Snowpack Was 67 Percent on Jan. 3

The department’s John King said the second survey of the season found “a significant increase” from the previous tally. The Sierra snowpack was 67 percent of normal Jan. 3.

At the site, the snow depth measured 50 inches with a snow-water equivalent of 18 inches Thursday.

On Jan. 3, the measurements were 25.5 inches and 9 inches, respectively. And on Feb. 1, 2018, Phillips Station had a snow-water equivalent only 14 percent of average.

When the Sierra Nevada snowpack melts in spring and summer it provides about 30 percent of California’s water needs. Persistent drought has also dried out trees and brush, contributing to severe wildfires.
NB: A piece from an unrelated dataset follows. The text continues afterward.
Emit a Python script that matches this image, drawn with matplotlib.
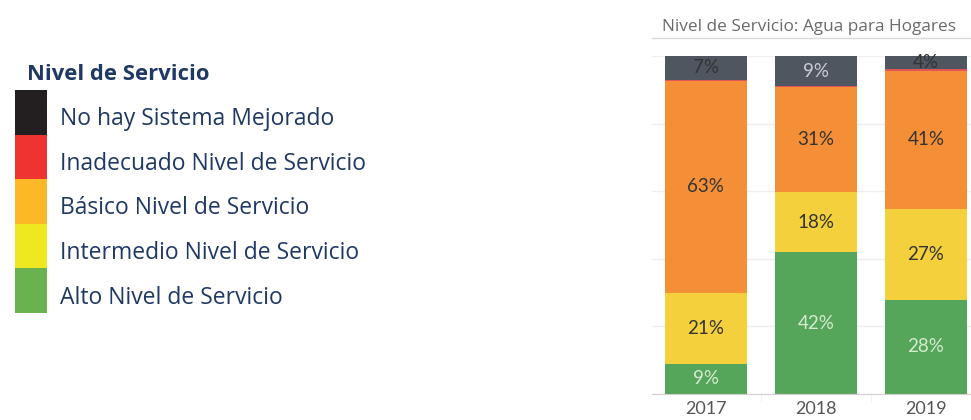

More Rain and Snow on the Way

The measurement came as wet and snowy January ended with yet another storm impacting the state and another, potentially more potent, tempest following about a day behind.

A three-year drought emergency ended in 2017, but officials said water conservation efforts must continue.

California typically gets about two-thirds of its annual rainfall between December and March.

About Phillips Station

DWR has conducted manual snow surveys at Phillips Station since 1964, recording both depth and snow water equivalent. Snow water equivalent is the depth of water that theoretically would result if the entire snowpack melted instantaneously. That measurement allows for a more accurate forecast of spring runoff.

DWR conducts five snow surveys each winter — near the first of January, February, March, April, and May — at Phillips Station in the Sierra Nevada just off Highway 50 near Sierra-at-Tahoe.

The Phillips snow course is one of hundreds that will be surveyed manually throughout the winter. Manual measurements augment the electronic readings from about 100 snow pillows in the Sierra Nevada that provide a current snapshot of the water content in the snowpack.